As Palo Alto school officials grapple with where to invest millions in a new elementary school campus, the latest enrollment figures out this week offered scant guidance.
Elementary enrollment this fall is indeed higher than it was last year -- by 17 students scattered around the city.
Overall, K-12 headcount in the Palo Alto Unified School District rose by less than one percent from last year, from 12,396 to 12,483.
But over the past decade, enrollment has jumped nearly 21 percent. No new schools have opened in that period, but a bond-funded building program has added dozens of classrooms to existing campuses throughout town.
In an analysis prepared for presentation at the Tuesday, Sept. 24 Board of Education meeting, officials parsed the data to try to discern the trends, charting things like ten-year growth rates for each of 17-plus campuses and number of elementary seats still available (district-wide, that figure is 123).
After shying away from two false starts on opening a 13th elementary school in recent years, Board of Education members last spring said they would choose a location for the new school by May 2014. The two most frequently cited contenders are property at 525 San Antonio Road that backs up onto the Greendell Elementary School campus, and the old Garland School campus at 870 N. California Ave.
But as with the past several years -- while enrollment indeed is slowly rising -- the new headcount has come in below projections, and solid indicators of future growth are elusive.

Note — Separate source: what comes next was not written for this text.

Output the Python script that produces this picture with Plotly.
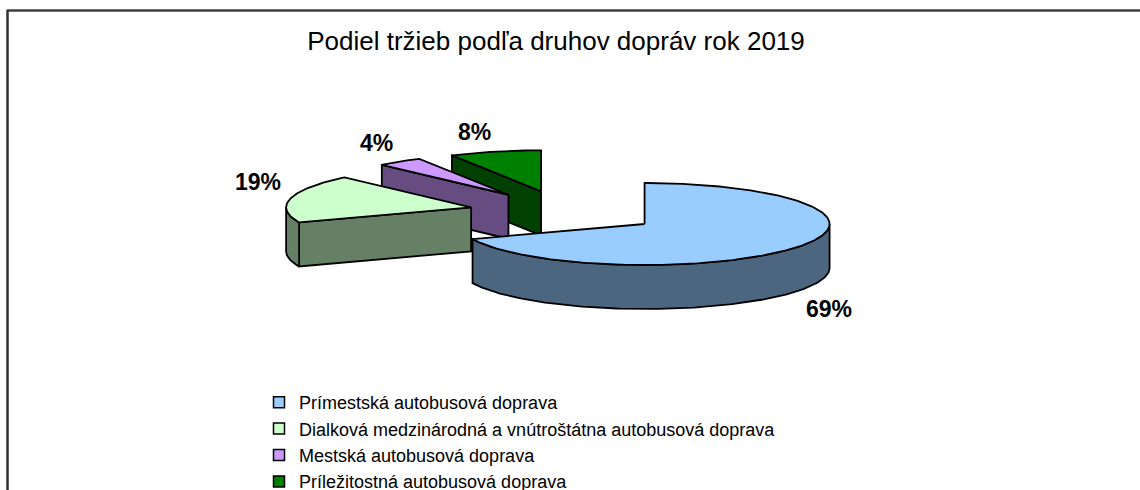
import numpy as np
import plotly.graph_objects as go

# ---------------- data ----------------
categories = [
    "Prímestská autobusová doprava",
    "Dialková medzinárodná a vnútroštátna autobusová doprava",
    "Mestská autobusová doprava",
    "Príležitostná autobusová doprava",
]
shares = [69, 19, 4, 8]
top_colors = ["#99CCFF", "#CCFFCC", "#CC99FF", "#008000"]
title_text = "Podiel tržieb podľa druhov dopráv rok 2019"

# ---------------- geometry / style ----------------
W, H = 1140, 490
CX, CY = 565, 212      # pie centre (pixels)
RX, RY = 185, 41       # ellipse radii of the tilted pie
DEPTH = 44             # thickness of the 3D pie
EXPLODE = 0.52         # explosion as fraction of radius
FONT = "Liberation Sans, Arial, sans-serif"


def darker(hexc, f=0.5):
    h = hexc.lstrip("#")
    r, g, b = (int(h[i:i + 2], 16) for i in (0, 2, 4))
    return "rgb(%d,%d,%d)" % (round(r * f), round(g * f), round(b * f))


def arc(apex, a, b, dy=0.0, n=None):
    if n is None:
        n = max(3, int(abs(b - a) / np.pi * 180) + 2)
    th = np.linspace(a, b, n)
    return list(apex[0] + RX * np.sin(th)), list(apex[1] - RY * np.cos(th) + dy)


total = float(sum(shares))
cum = np.concatenate([[0.0], np.cumsum(shares) / total]) * 2 * np.pi

slices = []
for i, v in enumerate(shares):
    a0, a1 = cum[i], cum[i + 1]
    mid = (a0 + a1) / 2
    apex = (CX + EXPLODE * RX * np.sin(mid), CY - EXPLODE * RY * np.cos(mid))
    slices.append(dict(i=i, a0=a0, a1=a1, mid=mid, apex=apex))

fig = go.Figure()


def poly(xs, ys, color):
    fig.add_trace(go.Scatter(
        x=xs, y=ys, mode="lines", fill="toself", fillcolor=color,
        line=dict(color="black", width=1.8), showlegend=False,
        hoverinfo="skip"))


# draw back-to-front
for s in sorted(slices, key=lambda s: s["apex"][1]):
    ax, ay = s["apex"]
    top = top_colors[s["i"]]
    side = darker(top)
    # radial faces (only visible ones)
    for a, vis in ((s["a0"], np.sin(s["a0"]) < -1e-6),
                   (s["a1"], np.sin(s["a1"]) > 1e-6)):
        if vis:
            px, py = ax + RX * np.sin(a), ay - RY * np.cos(a)
            poly([ax, px, px, ax, ax], [ay, py, py + DEPTH, ay + DEPTH, ay], side)
    # curved outer side (front half only)
    lo, hi = max(s["a0"], np.pi / 2), min(s["a1"], 3 * np.pi / 2)
    if hi > lo:
        tx, ty = arc(s["apex"], lo, hi)
        bx, by = arc(s["apex"], hi, lo, dy=DEPTH)
        poly(tx + bx + [tx[0]], ty + by + [ty[0]], side)
    # top face
    tx, ty = arc(s["apex"], s["a0"], s["a1"])
    poly([ax] + tx + [ax], [ay] + ty + [ay], top)

# percentage labels
for s in slices:
    ax, ay = s["apex"]
    sn, cs = np.sin(s["mid"]), np.cos(s["mid"])
    px = ax + (RX + 8) * sn
    py = ay - (RY + 5) * cs + (DEPTH if cs < 0 else 0)
    xa = "left" if sn > 0 else "right"
    ya = "bottom" if cs > 0.15 else ("top" if cs < -0.15 else "middle")
    fig.add_annotation(
        x=px, y=py, text="<b>%d%%</b>" % round(shares[s["i"]] / total * 100),
        showarrow=False, xanchor=xa, yanchor=ya,
        font=dict(family=FONT, size=23, color="black"))

# legend entries
for cat, col in zip(categories, top_colors):
    fig.add_trace(go.Scatter(
        x=[None], y=[None], mode="markers", name=cat,
        marker=dict(symbol="square", size=11, color=col,
                    line=dict(color="black", width=1.5))))

# frame lines (chart area border)
fig.add_shape(type="line", x0=7, x1=W, y0=10.5, y1=10.5,
              line=dict(color="#404040", width=2.5))
fig.add_shape(type="line", x0=7.5, x1=7.5, y0=10, y1=H,
              line=dict(color="#303030", width=2.5))

fig.update_layout(
    width=W, height=H,
    margin=dict(l=0, r=0, t=0, b=0, autoexpand=False),
    paper_bgcolor="white", plot_bgcolor="white",
    title=dict(text=title_text, x=556 / W, xanchor="center",
               y=1 - 41 / H, yanchor="middle",
               font=dict(family=FONT, size=26, color="black")),
    xaxis=dict(range=[0, W], visible=False, fixedrange=True),
    yaxis=dict(range=[H, 0], visible=False, fixedrange=True),
    showlegend=True,
    legend=dict(x=259 / W, y=1 - 384 / H, xanchor="left", yanchor="top",
                bgcolor="rgba(0,0,0,0)", borderwidth=0,
                font=dict(family=FONT, size=18, color="black"),
                itemwidth=30, tracegroupgap=0),
)

fig.write_html("out.html", config={"displayModeBar": False},
               post_script="document.body.style.margin='0px';")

This fall's highest growth rate -- 2 percent -- comes at the middle-school level, where officials have said they hope to secure additional classroom space by pursuing acquisition of a private-school campus adjacent to Terman Middle School. But that deal depends on the private school, Bowman International School, being able to find space elsewhere to pursue its goal of building a larger campus.
In the high schools, enrollment this fall is up by less than one-half percent. Headcount at Gunn High School is 1,878, up 36 from last year. At Palo Alto High School, it's 1,921, down 28 from last year. High-school students this fall officially counted on the 14th day of the school year also include six at alternative institutions such as Middle College and two at the district-run Hospital School at Packard Children's Hospital.
Enrollment capacity of the two high schools currently is envisioned at 2,300 students per campus.
Ethnic data on Palo Alto's 2013-14 headcount shows a continuing trend of rising Asian enrollment from 32.1 percent in 2008-09 to 39.3 percent this fall, and declining Caucasian enrollment, from 51.6 in 2008-09 to 46.4 percent this year.
Hispanic enrollment has grown slightly, from 9.1 percent in 2008-09 to 11 percent this fall. African-American enrollment has declined slightly, from 3.6 percent in 2008-09 to 2.8 percent this year.
Elementary class size has grown slightly in the past four years, from 20.9 in 2009-10 to 22.5 this fall. Kindergarten classes this fall average 20.9 students.
Class size data at the middle- and high-school levels was not reported.